Morning Commentary: Lantheus, Marriott Vacations convertibles on deck; demand heavy

By Abigail W. Adams

Portland, Me., Dec. 5 – The convertibles primary market burst into action on Monday after two weeks of no issuance with two sizable offerings on deck.

Lantheus Holdings Inc. plans to price $500 million of five-year convertible notes and Marriott Vacations Worldwide Corp. plans to price $500 million of five-year convertible notes after the market close on Monday.

The deals continued to carry attractive yields, looked cheap based on underwriters’ assumptions, and played to heavy demand, sources said.

“They’re blowouts,” a source said.

As market players eyed the new deals in the works, the secondary space was quiet with on a red morning for equity markets.

There was $75 million in reported volume shortly before 11 a.m. ET with few names seeing concentrated trading activity.

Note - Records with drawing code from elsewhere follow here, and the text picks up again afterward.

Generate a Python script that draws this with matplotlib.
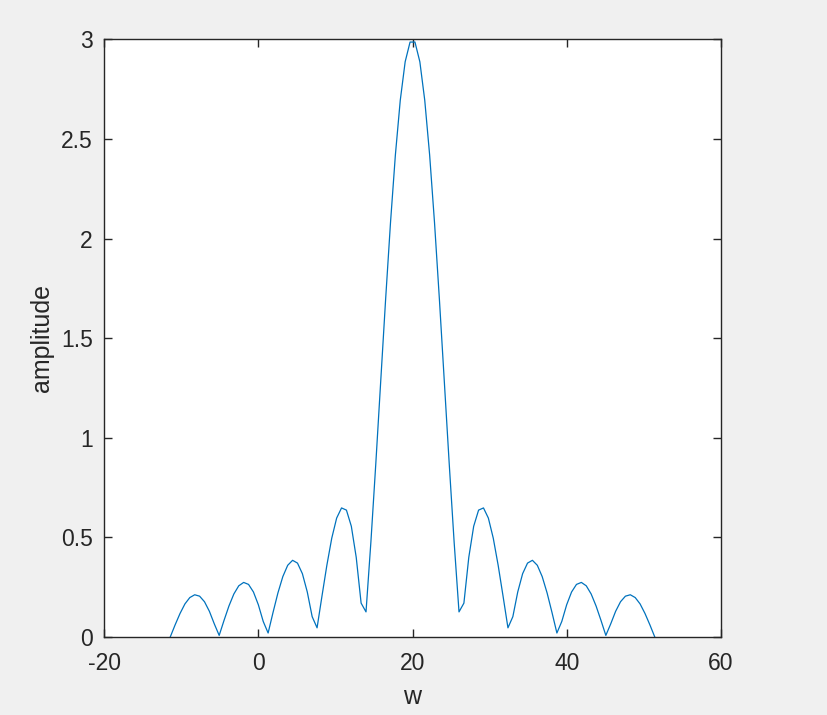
import numpy as np
import matplotlib
matplotlib.use('Agg')
import matplotlib.pyplot as plt

# sample grid of the curve (100 points, -11.42 .. 51.42)
w = np.linspace(-11.416, 51.416, 100)

# amplitude, left half then right half
amp_left = [0.000, 0.061, 0.118, 0.166, 0.198, 0.212, 0.205, 0.177, 0.129, 0.066,
            0.008, 0.084, 0.156, 0.216, 0.257, 0.274, 0.264, 0.226, 0.162, 0.078,
            0.020, 0.123, 0.221, 0.303, 0.360, 0.385, 0.371, 0.318, 0.226, 0.102,
            0.046, 0.205, 0.360, 0.496, 0.597, 0.648, 0.637, 0.556, 0.400, 0.170,
            0.126, 0.478, 0.870, 1.282, 1.693, 2.079, 2.420, 2.695, 2.888, 2.987]
amp_right = [2.987, 2.888, 2.695, 2.420, 2.079, 1.693, 1.282, 0.870, 0.478, 0.126,
             0.170, 0.400, 0.556, 0.637, 0.648, 0.597, 0.496, 0.360, 0.205, 0.046,
             0.102, 0.226, 0.318, 0.371, 0.385, 0.360, 0.303, 0.221, 0.123, 0.020,
             0.078, 0.162, 0.226, 0.264, 0.274, 0.257, 0.216, 0.156, 0.084, 0.008,
             0.066, 0.129, 0.177, 0.205, 0.212, 0.198, 0.166, 0.118, 0.061, 0.000]
amp = amp_left + amp_right

xticks = [-20, 0, 20, 40, 60]
xtick_labels = ['-20', '0', '20', '40', '60']
yticks = [0, 0.5, 1, 1.5, 2, 2.5, 3]
ytick_labels = ['0', '0.5', '1', '1.5', '2', '2.5', '3']

plt.rcParams['font.family'] = ['Liberation Sans', 'DejaVu Sans']

fig = plt.figure(figsize=(8.27, 7.15), dpi=100, facecolor='#f0f0f0')
ax = fig.add_axes([0.1258, 0.1091, 0.7460, 0.8357])
ax.set_facecolor('white')

ax.plot(w, amp, color='#0072BD', linewidth=0.9)

ax.set_xlim(-20, 60)
ax.set_ylim(0, 3)
ax.set_xticks(xticks)
ax.set_xticklabels(xtick_labels)
ax.set_yticks(yticks)
ax.set_yticklabels(ytick_labels)

for sp in ax.spines.values():
    sp.set_color('#262626')
    sp.set_linewidth(1.0)
ax.tick_params(direction='in', length=6, width=1.0, color='#262626',
               labelcolor='#262626', labelsize=16.5, top=True, right=True)
ax.tick_params(axis='x', pad=11)
ax.tick_params(axis='y', pad=8)

ax.set_xlabel('w', fontsize=18, color='#262626', labelpad=7)
ax.set_ylabel('amplitude', fontsize=18, color='#262626', labelpad=5)

fig.savefig('out.png', dpi=100, facecolor=fig.get_facecolor())
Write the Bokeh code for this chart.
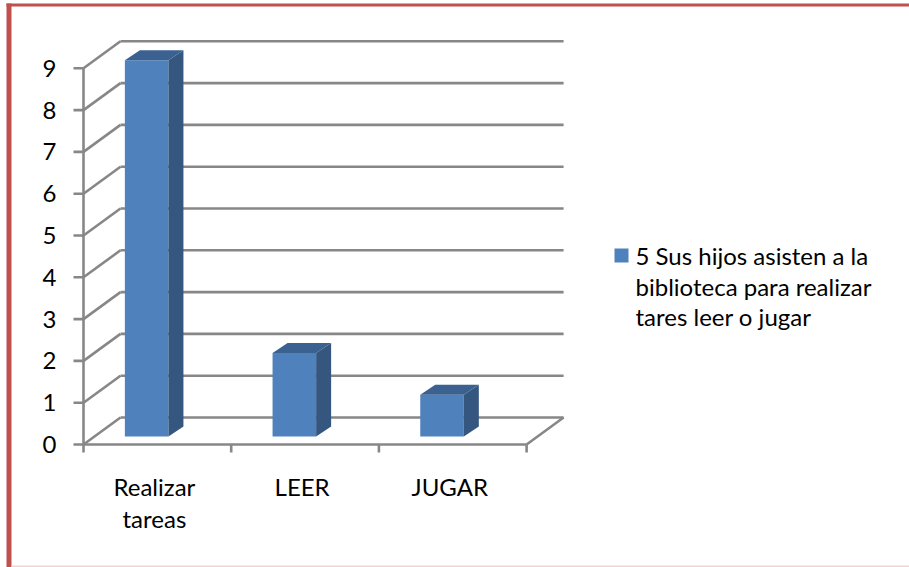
from bokeh.plotting import figure
from bokeh.models import Range1d
from bokeh.core.properties import value
from bokeh.embed import file_html
from bokeh.resources import INLINE

# ---- data ----
categories = ["Realizar\ntareas", "LEER", "JUGAR"]
values = [9, 2, 1]
y_ticks = [0, 1, 2, 3, 4, 5, 6, 7, 8, 9]
x_bounds = [0, 1, 2, 3]
legend_lines = ["5 Sus hijos asisten a la", "biblioteca  para realizar", "tares leer o jugar"]

# ---- geometry (pixel scale of the drawing) ----
W, H = 909, 567
SX, X0 = 147.7, 83.0   # px per category, px of category origin
SY, Y0 = 41.8, 444.0   # px per unit value, px (from top) of value 0

def xd(px):
    return (px - X0) / SX

def yd(py):
    return (Y0 - py) / SY

DX = 37 / SX          # depth offset of back wall
DY = 27 / SY
BAR_L, BAR_R = 0.28, 0.575   # bar front face within a category
BAR_B = 8 / SY               # bar base lift (depth)
SDX, SDY = 15 / SX, 10 / SY  # bar side depth

FONT = value("Lato")
FS = "24px"
GRID = "#878787"
FRONT, SIDE, TOP = "#4f81bd", "#34567f", "#3b6191"

p = figure(width=W, height=H, x_range=Range1d(xd(0), xd(W)), y_range=Range1d(yd(H), yd(0)),
           x_axis_type=None, y_axis_type=None, toolbar_location=None,
           output_backend="svg", min_border=0)
p.grid.visible = False
p.outline_line_color = None
p.background_fill_color = "white"
p.border_fill_color = "white"

# ---- frame decoration ----
p.quad(left=[xd(6)], right=[xd(11)], bottom=[yd(567)], top=[yd(3)], color="#c0504d", line_color=None)
p.quad(left=[xd(6)], right=[xd(909)], bottom=[yd(6)], top=[yd(3)], color="#c0504d", line_color=None)
p.quad(left=[xd(11)], right=[xd(909)], bottom=[yd(567)], top=[yd(565)], color="#f4d2d2", line_color=None)

# ---- walls / gridlines ----
n = len(categories)
p.segment(x0=[DX] * len(y_ticks), y0=[t + DY for t in y_ticks],
          x1=[n + DX] * len(y_ticks), y1=[t + DY for t in y_ticks], line_color=GRID, line_width=2.6)
p.segment(x0=[0] * len(y_ticks), y0=y_ticks, x1=[DX] * len(y_ticks), y1=[t + DY for t in y_ticks],
          line_color=GRID, line_width=2.6)
# floor front edge and right edge
p.segment(x0=[0, n], y0=[0, 0], x1=[n, n + DX], y1=[0, DY], line_color=GRID, line_width=2.6)
# vertical axis
p.segment(x0=[0], y0=[0], x1=[0], y1=[max(y_ticks)], line_color=GRID, line_width=2.6)
# y ticks
p.segment(x0=[-10 / SX] * len(y_ticks), y0=y_ticks, x1=[0] * len(y_ticks), y1=y_ticks,
          line_color=GRID, line_width=2.6)
# x ticks
p.segment(x0=x_bounds, y0=[0] * len(x_bounds), x1=x_bounds, y1=[-8 / SY] * len(x_bounds),
          line_color=GRID, line_width=2.6)

# y tick labels
p.text(x=[-27 / SX] * len(y_ticks), y=y_ticks, text=[str(t) for t in y_ticks],
       text_font=FONT, text_font_size=FS, text_align="right", text_baseline="middle",
       text_color="#000000")

# category labels
p.text(x=[i + 0.48 for i in range(n)], y=[yd(471)] * n, text=categories,
       text_font=FONT, text_font_size=FS, text_align="center", text_baseline="top",
       text_line_height=1.12, text_color="#000000")

# ---- bars ----
idx = list(range(n))
left = [i + BAR_L for i in idx]
right = [i + BAR_R for i in idx]
bottom = [BAR_B] * n
top = [v + BAR_B for v in values]
p.quad(left=left, right=right, bottom=bottom, top=top, color=FRONT, line_color=None)
side_xs = [[r, r + SDX, r + SDX, r] for r in right]
side_ys = [[b, b + SDY, t + SDY, t] for b, t in zip(bottom, top)]
p.patches(xs=side_xs, ys=side_ys, color=SIDE, line_color=None)
top_xs = [[l, l + SDX, r + SDX, r] for l, r in zip(left, right)]
top_ys = [[t, t + SDY, t + SDY, t] for t in top]
p.patches(xs=top_xs, ys=top_ys, color=TOP, line_color=None)

# ---- legend ----
p.quad(left=[xd(614)], right=[xd(628)], bottom=[yd(262)], top=[yd(248)], color=FRONT, line_color=None)
p.text(x=[xd(635)] * 3, y=[yd(255), yd(286), yd(316)], text=legend_lines, text_font=FONT,
       text_font_size=FS, text_align="left", text_baseline="middle", text_color="#000000")

open("out.html", "w").write(file_html(p, INLINE))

The Dow Jones industrial average was down 204 points, or 0.59%, the S&P 500 index was down 0.87%, the Nasdaq Composite index was down 0.82% and the Russell 2000 index was down 1.77% shortly before 11 a.m. ET.

Lantheus on tap

Lantheus plans to price $500 million of five-year convertible notes after the market close on Monday with price talk for a coupon of 2.625% to 3.125% and an initial conversion premium of 37.5% to 42.5%.

The deal was heard to be in the market with assumptions of a 375 basis points credit spread and a 40% vol., according to a market source.

The deal looked cheap and was playing to heavy demand, a source said.

Marriott eyed

Marriott Vacations plans to price $500 million of five-year convertible notes after the market close on Monday with price talk for a coupon of 3.25% to 3.75% and an initial conversion premium of 27.5% to 32.5%.

The deal was heard to be in the market with assumptions of a 400 bps credit spread and a 35% vol., according to a market source.